On the breakfast side, the options are drawn from a stable of eggs, hot cakes, pork chops, ham, bacon and country sausage, and they're pretty well interchangeable, depending on your morning mood. You can't go wrong, though, with the Number 1 Special on a Bun: melted American cheese, patty sausage and an egg on a grease-slick hamburger bun -- a sort of proto-McMuf-fin that's not nearly as carefully arranged and way more satisfying than its pre-packaged offspring. Throw in a cup of Sysco coffee (most everything here is unloaded from a Sysco truck), and you've got the perfect breakfast before an early morning fishing expedition (if anyone does that anymore), or the perfect comedown from late, late night malnutrition.

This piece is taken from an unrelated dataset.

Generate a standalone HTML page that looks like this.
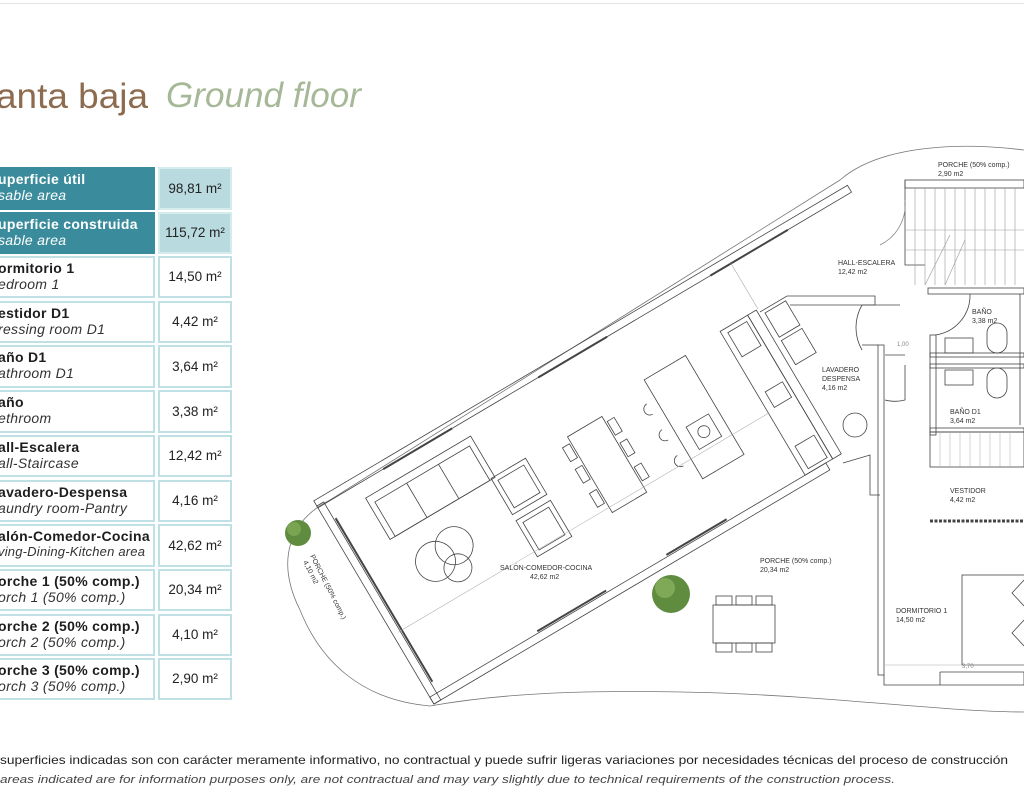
<!DOCTYPE html>
<html><head><meta charset="utf-8"><style>
html,body{margin:0;padding:0;background:#fff;width:1024px;height:800px;overflow:hidden;font-family:"Liberation Sans",sans-serif}
.c{position:absolute;box-sizing:border-box}
.l{left:-2px;width:157px;border:2px solid #bfe0e5;border-left:none;padding:2px 0 0 0;line-height:16px;overflow:hidden}
.v{left:158px;width:74px;border:2px solid #bfe0e5;text-align:center;font-size:13.5px;color:#222}
.b{font-weight:bold;font-size:14px;letter-spacing:0.3px;color:#1d1d1d;display:block;white-space:nowrap}
.i{font-style:italic;font-size:14px;letter-spacing:0.3px;color:#333;display:block;white-space:nowrap}
.d{background:#3a8c9c;border-color:#3a8c9c}
.d .b,.d .i{color:#fff}
.dv{background:#b9dbe0;border-color:#d5ecef}
</style></head><body>
<div class="c" style="left:0;top:3px;width:1024px;height:1px;background:#e4e4e4"></div>

<div class="c l d" style="top:167px;height:43px"><span class="b">uperficie útil</span><span class="i">sable area</span></div>
<div class="c v dv" style="top:167px;height:43px;line-height:39px">98,81 m²</div>
<div class="c l d" style="top:212px;height:42px"><span class="b">uperficie construida</span><span class="i">sable area</span></div>
<div class="c v dv" style="top:212px;height:42px;line-height:38px">115,72 m²</div>

<div class="c l" style="top:256px;height:42px"><span class="b">ormitorio 1</span><span class="i">edroom 1</span></div>
<div class="c v" style="top:256px;height:42px;line-height:38px">14,50 m²</div>
<div class="c l" style="top:301px;height:42px"><span class="b">estidor D1</span><span class="i">ressing room D1</span></div>
<div class="c v" style="top:301px;height:42px;line-height:38px">4,42 m²</div>
<div class="c l" style="top:345px;height:43px"><span class="b">año D1</span><span class="i">athroom D1</span></div>
<div class="c v" style="top:345px;height:43px;line-height:39px">3,64 m²</div>
<div class="c l" style="top:390px;height:43px"><span class="b">año</span><span class="i">ethroom</span></div>
<div class="c v" style="top:390px;height:43px;line-height:39px">3,38 m²</div>
<div class="c l" style="top:435px;height:42px"><span class="b">all-Escalera</span><span class="i">all-Staircase</span></div>
<div class="c v" style="top:435px;height:42px;line-height:38px">12,42 m²</div>
<div class="c l" style="top:480px;height:42px"><span class="b">avadero-Despensa</span><span class="i">aundry room-Pantry</span></div>
<div class="c v" style="top:480px;height:42px;line-height:38px">4,16 m²</div>
<div class="c l" style="top:524px;height:43px"><span class="b">alón-Comedor-Cocina</span><span class="i" style="font-size:13px;letter-spacing:0.2px">ving-Dining-Kitchen area</span></div>
<div class="c v" style="top:524px;height:43px;line-height:39px">42,62 m²</div>
<div class="c l" style="top:569px;height:42px"><span class="b">orche 1 (50% comp.)</span><span class="i">orch 1 (50% comp.)</span></div>
<div class="c v" style="top:569px;height:42px;line-height:38px">20,34 m²</div>
<div class="c l" style="top:614px;height:42px"><span class="b">orche 2 (50% comp.)</span><span class="i">orch 2 (50% comp.)</span></div>
<div class="c v" style="top:614px;height:42px;line-height:38px">4,10 m²</div>
<div class="c l" style="top:658px;height:42px"><span class="b">orche 3 (50% comp.)</span><span class="i">orch 3 (50% comp.)</span></div>
<div class="c v" style="top:658px;height:42px;line-height:38px">2,90 m²</div>

<svg class="c" style="left:0;top:0" width="1024" height="800" viewBox="0 0 1024 800">
<text x="-4" y="108" font-family="Liberation Sans,sans-serif" font-size="35" fill="#8d6b4f" textLength="152" lengthAdjust="spacingAndGlyphs">anta baja</text>
<text x="166" y="107" font-family="Liberation Sans,sans-serif" font-size="35" font-style="italic" fill="#a6b898" textLength="195" lengthAdjust="spacingAndGlyphs">Ground floor</text>
<g fill="none" stroke="#444" stroke-width="0.8">
<path d="M1024,150 C960,142 880,145 840,180 L330,500 C290,520 275,560 300,610 C320,660 360,700 430,706 C520,690 620,690 720,693 C850,698 950,712 1024,712" stroke="#777"/>
<g transform="translate(322,503) rotate(-30.6)">
<rect x="-6" y="-6" width="620" height="8"/>
<rect x="-6" y="0" width="8" height="230"/>
<rect x="-6" y="222" width="460" height="8"/>
<line x1="70" y1="2" x2="150" y2="2" stroke-width="2"/>
<line x1="250" y1="2" x2="330" y2="2" stroke-width="2"/>
<line x1="450" y1="2" x2="540" y2="2" stroke-width="2"/>
<line x1="4" y1="20" x2="4" y2="210" stroke-width="2"/>
<line x1="120" y1="220" x2="200" y2="220" stroke-width="2"/>
<line x1="270" y1="220" x2="340" y2="220" stroke-width="2"/>
<rect x="40" y="18" width="122" height="48"/>
<rect x="46" y="26" width="110" height="40"/>
<line x1="83" y1="26" x2="83" y2="66"/><line x1="120" y1="26" x2="120" y2="66"/>
<circle cx="68" cy="108" r="20"/><circle cx="92" cy="104" r="19"/><circle cx="84" cy="125" r="14"/>
<rect x="158" y="65" width="40" height="42"/><rect x="163" y="70" width="30" height="32"/>
<rect x="158" y="114" width="40" height="42"/><rect x="163" y="119" width="30" height="32"/>
<rect x="245" y="68" width="40" height="88"/>
<rect x="235" y="75" width="8" height="16"/><rect x="235" y="100" width="8" height="16"/><rect x="235" y="128" width="8" height="16"/>
<rect x="287" y="75" width="8" height="16"/><rect x="287" y="100" width="8" height="16"/><rect x="287" y="128" width="8" height="16"/>
<rect x="340" y="58" width="48" height="115"/>
<rect x="352" y="120" width="26" height="26"/><circle cx="365" cy="133" r="6"/>
<path d="M330,80 a6,6 0 0 0 0,12 M330,110 a6,6 0 0 0 0,12 M330,140 a6,6 0 0 0 0,12"/>
<rect x="430" y="55" width="32" height="167"/>
<rect x="462" y="55" width="10" height="167"/>
<rect x="436" y="60" width="22" height="28"/>
<rect x="438" y="130" width="20" height="18"/>
<rect x="436" y="192" width="22" height="26"/>
<rect x="478" y="62" width="24" height="28"/><rect x="478" y="94" width="24" height="28"/>
<line x1="474" y1="0" x2="474" y2="55" stroke="#999" stroke-width="0.5"/>
<line x1="0" y1="150" x2="430" y2="150" stroke="#aaa" stroke-width="0.5"/>
</g>
<path d="M760,312 L787,296 L875,296 L875,305 L790,305"/>
<circle cx="855" cy="425" r="12"/>
<path d="M862,305 A45,45 0 0 0 862,350 M862,305 L900,305"/>
<path d="M843,463 L870,455 L870,495 L880,495"/>
<rect x="878" y="345" width="6" height="330"/>
<path d="M878,345 L862,345"/>
<path d="M884,675 L884,685 L1024,685 M940,672 L1024,672 L1024,685 M940,672 L940,685"/>
<rect x="905" y="180" width="119" height="8"/>
<path d="M905,180 L905,265 L925,265"/>
<g stroke="#999" stroke-width="0.6">
<line x1="915" y1="188" x2="915" y2="285"/><line x1="925" y1="188" x2="925" y2="285"/><line x1="935" y1="188" x2="935" y2="285"/><line x1="945" y1="188" x2="945" y2="285"/><line x1="955" y1="188" x2="955" y2="285"/><line x1="965" y1="188" x2="965" y2="285"/><line x1="975" y1="188" x2="975" y2="285"/><line x1="985" y1="188" x2="985" y2="285"/><line x1="995" y1="188" x2="995" y2="285"/><line x1="1005" y1="188" x2="1005" y2="285"/><line x1="1015" y1="188" x2="1015" y2="285"/>
<line x1="905" y1="230" x2="1024" y2="230"/><line x1="905" y1="250" x2="1024" y2="250"/>
<line x1="925" y1="285" x2="950" y2="235"/><line x1="945" y1="285" x2="965" y2="240"/>
</g>
<path d="M905,200 A45,45 0 0 1 880,245" stroke="#888"/>
<rect x="928" y="288" width="96" height="6"/>
<path d="M970,294 A40,40 0 0 1 935,335"/>
<rect x="930" y="335" width="6" height="100"/>
<rect x="930" y="353" width="94" height="4"/><rect x="930" y="364" width="94" height="4"/>
<rect x="945" y="338" width="28" height="15"/><rect x="945" y="370" width="28" height="15"/>
<rect x="987" y="323" width="20" height="30" rx="10"/><rect x="987" y="368" width="20" height="30" rx="10"/>
<line x1="1020" y1="294" x2="1020" y2="425"/>
<path d="M885,355 L905,355 M905,365 L905,400 A40,40 0 0 1 885,400"/>
<rect x="930" y="428" width="94" height="4"/>
<rect x="930" y="432" width="94" height="35"/>
<g stroke="#aaa" stroke-width="0.5"><line x1="940" y1="432" x2="940" y2="467"/><line x1="950" y1="432" x2="950" y2="467"/><line x1="960" y1="432" x2="960" y2="467"/><line x1="970" y1="432" x2="970" y2="467"/><line x1="980" y1="432" x2="980" y2="467"/><line x1="990" y1="432" x2="990" y2="467"/><line x1="1000" y1="432" x2="1000" y2="467"/><line x1="1010" y1="432" x2="1010" y2="467"/></g>
<line x1="930" y1="521" x2="1024" y2="521" stroke-dasharray="3,1.5" stroke-width="3"/>
<rect x="962" y="575" width="70" height="90"/>
<path d="M1024,580 L1012,593 L1024,606 M1024,620 L1012,633 L1024,646"/>
<line x1="885" y1="665" x2="1024" y2="665" stroke="#aaa" stroke-width="0.5"/>
<rect x="713" y="605" width="62" height="38"/>
<rect x="716" y="596" width="16" height="9"/><rect x="736" y="596" width="16" height="9"/><rect x="756" y="596" width="16" height="9"/>
<rect x="716" y="643" width="16" height="9"/><rect x="736" y="643" width="16" height="9"/><rect x="756" y="643" width="16" height="9"/>
</g>
<circle cx="298" cy="533" r="13" fill="#5f8c3e"/><circle cx="294" cy="529" r="7" fill="#7aa452"/>
<circle cx="671" cy="594" r="19" fill="#5f8c3e"/><circle cx="665" cy="588" r="10" fill="#7fa957"/>
<g font-family="Liberation Sans,sans-serif" font-size="7" fill="#333">
<text x="938" y="167">PORCHE (50% comp.)</text><text x="938" y="176">2,90 m2</text>
<text x="838" y="265">HALL-ESCALERA</text><text x="838" y="274">12,42 m2</text>
<text x="972" y="314">BAÑO</text><text x="972" y="323">3,38 m2</text>
<text x="822" y="372">LAVADERO</text><text x="822" y="381">DESPENSA</text><text x="822" y="390">4,16 m2</text>
<text x="950" y="414">BAÑO D1</text><text x="950" y="423">3,64 m2</text>
<text x="950" y="493">VESTIDOR</text><text x="950" y="502">4,42 m2</text>
<text x="760" y="563">PORCHE (50% comp.)</text><text x="760" y="572">20,34 m2</text>
<text x="500" y="570">SALÓN-COMEDOR-COCINA</text><text x="530" y="579">42,62 m2</text>
<text x="896" y="613">DORMITORIO 1</text><text x="896" y="622">14,50 m2</text>
<text x="897" y="346" fill="#888" font-size="6">1,00</text>
<text x="962" y="668" fill="#888" font-size="6">3,70</text>
<text transform="translate(310,556) rotate(63)">PORCHE (50% comp.)</text>
<text transform="translate(303,562) rotate(63)">4,10 m2</text>
</g>
<text x="0" y="764" font-family="Liberation Sans,sans-serif" font-size="12" fill="#222" textLength="1008" lengthAdjust="spacingAndGlyphs">superficies indicadas son con carácter meramente informativo, no contractual y puede sufrir ligeras variaciones por necesidades técnicas del proceso de construcción</text>
<text x="0" y="783" font-family="Liberation Sans,sans-serif" font-size="11" font-style="italic" fill="#444" textLength="895" lengthAdjust="spacingAndGlyphs">areas indicated are for information purposes only, are not contractual and may vary slightly due to technical requirements of the construction process.</text>
</svg>
</body></html>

The Antone's franchise may define the popular poor boy state of the art in Houston, but the Original New Orleans Po-Boys poor boy is a low-brow variant, a rudimentary fix of margarine-toasted buns slathered with mayonnaise, dressed with sliced tomatoes and institutional chopped lettuce, bulked up with one of 25 options and rolled into a steaming piece of foil with its contents scribbled on the outside in blue marker. New Orleans' regular and super poor boy varieties do a competent take on poor boy tradition with paper-wrapped salami, baked ham and provolone, but it's the Southern-fried cousins that make the difference. Oyster loaf poor boys dripping hot, gritty juice are hard to take for a non-oyster lover, but a fried catfish poor boy is crisp on the outside, tender on the inside and nearly a foot long. You can get your boy stuffed with shrimp loaf, hot roast beef, tuna, eggs or hamburger, but the best I tried was the chicken fried steak version -- a deep-fried breaded patty sliced in half and arranged on a crisp bun -- that was big and hot and appropriately peppery. Top off the meal with a passably moist slice of lemon or carrot cake, and you've got a cheap, no-nonsense cornucopia.